Pages

Showing posts with label texting problem. Show all posts
Showing posts with label texting problem. Show all posts

Sunday, August 5, 2012

Why Teachers Hate Texting

Good ol' August: the time when teachers start touching up their syllabuses and students begin their summer reading.

Certainly every school district by now has a policy prohibiting the use of cell phones during class, so of course that'll show up on your syllabus along with the penalty for violating the policy.

You'll probably see their eyes glaze over when you bring it up in class. They already know what's allowed and what isn't, and the ones who are going to do it anyway are more concerned about how to get away with it than what the punishment will be should they get caught.

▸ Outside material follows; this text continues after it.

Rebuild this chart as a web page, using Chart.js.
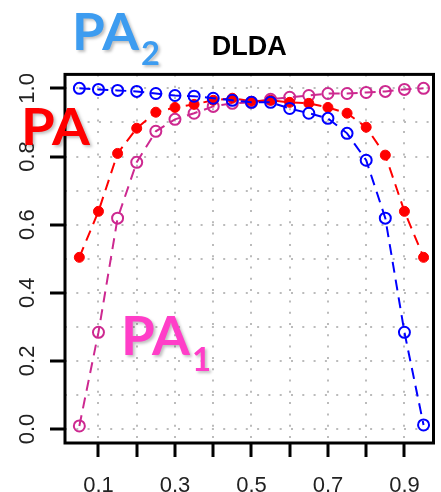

So my plan is to focus more on justifying the policy than threatening them with the consequences. Maybe teenagers in the 21st century aren't sure why it's such a big deal. I mean, come on. They text like other generations breathe.

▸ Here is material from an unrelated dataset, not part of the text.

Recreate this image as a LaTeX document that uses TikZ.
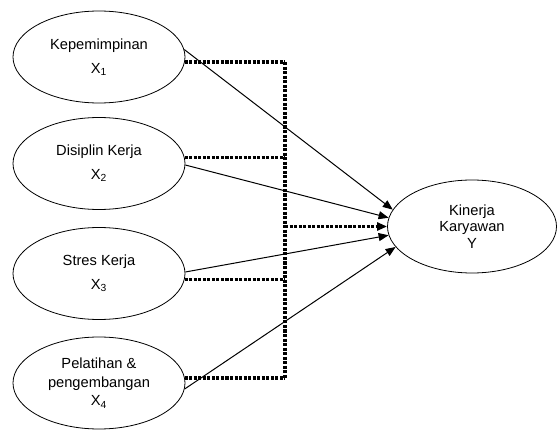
\documentclass[tikz,border=0pt]{standalone}
\usepackage{fontspec}
\setmainfont{Liberation Sans}
\usetikzlibrary{shapes.geometric,arrows.meta}
\begin{document}
\begin{tikzpicture}[x=0.75pt,y=-0.75pt,
  var/.style={ellipse, draw, line width=0.6pt, inner sep=0pt,
    minimum width=129pt, minimum height=69pt, align=center,
    font=\fontsize{11}{18}\selectfont},
  conn/.style={line width=0.75pt, -{Triangle[length=7.5pt,width=6pt]}},
  dotline/.style={line width=2.3pt, dash pattern=on 2.3pt off 1.1pt}
]
\useasboundingbox (0,0) rectangle (557,431);
\node[var] (X1) at (99,57) {Kepemimpinan\\X\textsubscript{1}};
\node[var] (X2) at (99,163.5) {Disiplin Kerja\\X\textsubscript{2}};
\node[var] (X3) at (99,273.5) {Stres Kerja\\X\textsubscript{3}};
\node[var, font=\fontsize{11}{14}\selectfont] (X4) at (99,383) {Pelatihan \&\\pengembangan\\X\textsubscript{4}};
\node[var, minimum width=126.75pt, minimum height=69.75pt, font=\fontsize{11}{12.5}\selectfont] (Y) at (472,226.5) {Kinerja\\Karyawan\\Y};
\coordinate (bus) at (285,228);
\coordinate (bt) at (285,62);
\coordinate (bb) at (285,378);
% dotted bus
\draw[dotline] (bt) -- (bb);
\draw[dotline] (X1.-4 |- bt) -- (bt);
\draw[dotline] (X2.4) -- (X2.4 -| bus);
\draw[dotline] (X3.-4) -- (X3.-4 -| bus);
\draw[dotline] (X4.4 |- bb) -- (bb);
\draw[dotline, -{Triangle[length=7.5pt,width=6pt]}] (bus |- Y.west) -- (Y.west);
% direct paths
\draw[conn] (X1.5) -- (Y.168);
\draw[conn] (X2.-1) -- (Y.174);
\draw[conn] (X3.1) -- (Y.186);
\draw[conn] (X4.-4) -- (Y.195);
\end{tikzpicture}
\end{document}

The following is my effort to explain texting's lethal effect on a learning environment. My students will get a copy of this and I'm putting it on Blackboard for back-up. If you like it, feel free to use some or all of it. Or you could send me yours. Either way, feel free to post comments.

The Texting Problem:
You Must Be Present to Win
For centuries now, classrooms have had four walls, not just out of an architectural necessity, but to provide a separate space for the world of the mind. Those walls remind us that we are taking a brief sabbatical from that world racing away outside the classroom window while we, in our little refuge, ponder the meaning of things, try to make sense of the world and perhaps figure out our place in it.
Texting, on the other hand, breaks down those walls, and the world and its worries come tumbling into our once sacred space.

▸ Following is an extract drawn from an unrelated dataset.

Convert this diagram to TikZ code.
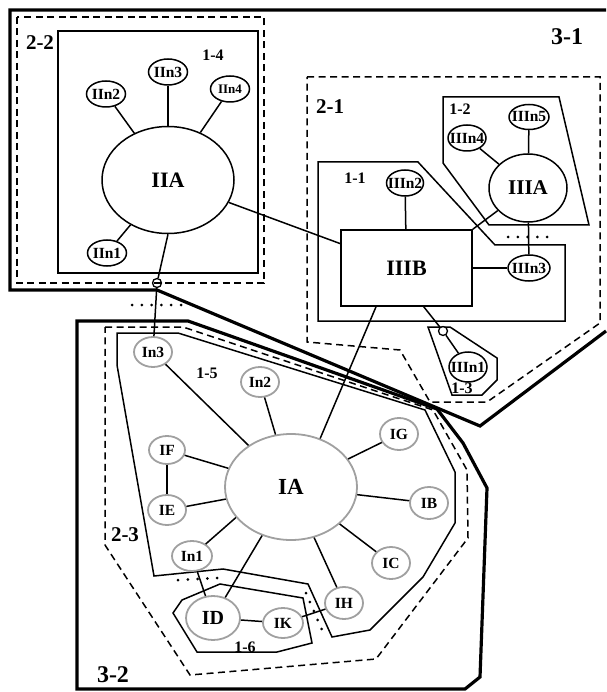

The best classes are those in which you are so engaged in the material that you lose all sense of time and are startled to notice that class is over.
This feeling – often called the flow state -- is only possible through focus, concentration and participation, none of which is possible while texting.
While the classroom walls are intact, students often find themselves engaged in intellectual, stimulating, thought-provoking and sometimes unsettling conversations that are extremely rare in the outside world. As a teacher, these highly charged conversations, in which I become little more than a bystander or moderator, are my favorite classes. In these, we share our ideas, watch them change and grow, and listen to other sides of issues, to different interpretations and different ways of looking at things. We watch a first-draft whim evolve, through conversation, into a full-fledged idea.
Because texting takes us rudely out of this conversation and into another, it can thoroughly disrupt this powerful way of learning.
My best classes develop a strong sense of community. While we may not all love each other, we adapt; we learn tolerance and respect; we accept that while we might not all like the same books or music, we all have legitimate contributions to make to this team or family or community that has gradually developed in Building 8, Room 226.
But if you’re texting, you are emotionally and intellectually absent from this community and you’re treating  it (i.e., the rest of us) as mere afterthoughts and annoyances. That behavior is rude, disruptive, disrespectful – in a word, unacceptable.
A class, at its best, could be considered a gift or a communal meal. Everyone is given the opportunity to think, listen, share, learn, give and receive; everyone is invited to leave the room a slightly different human than the one who entered it less than an hour ago.
But this simply cannot happen if you’re texting. You should not try to be in two places at once. You have to stay here. You must be present to win.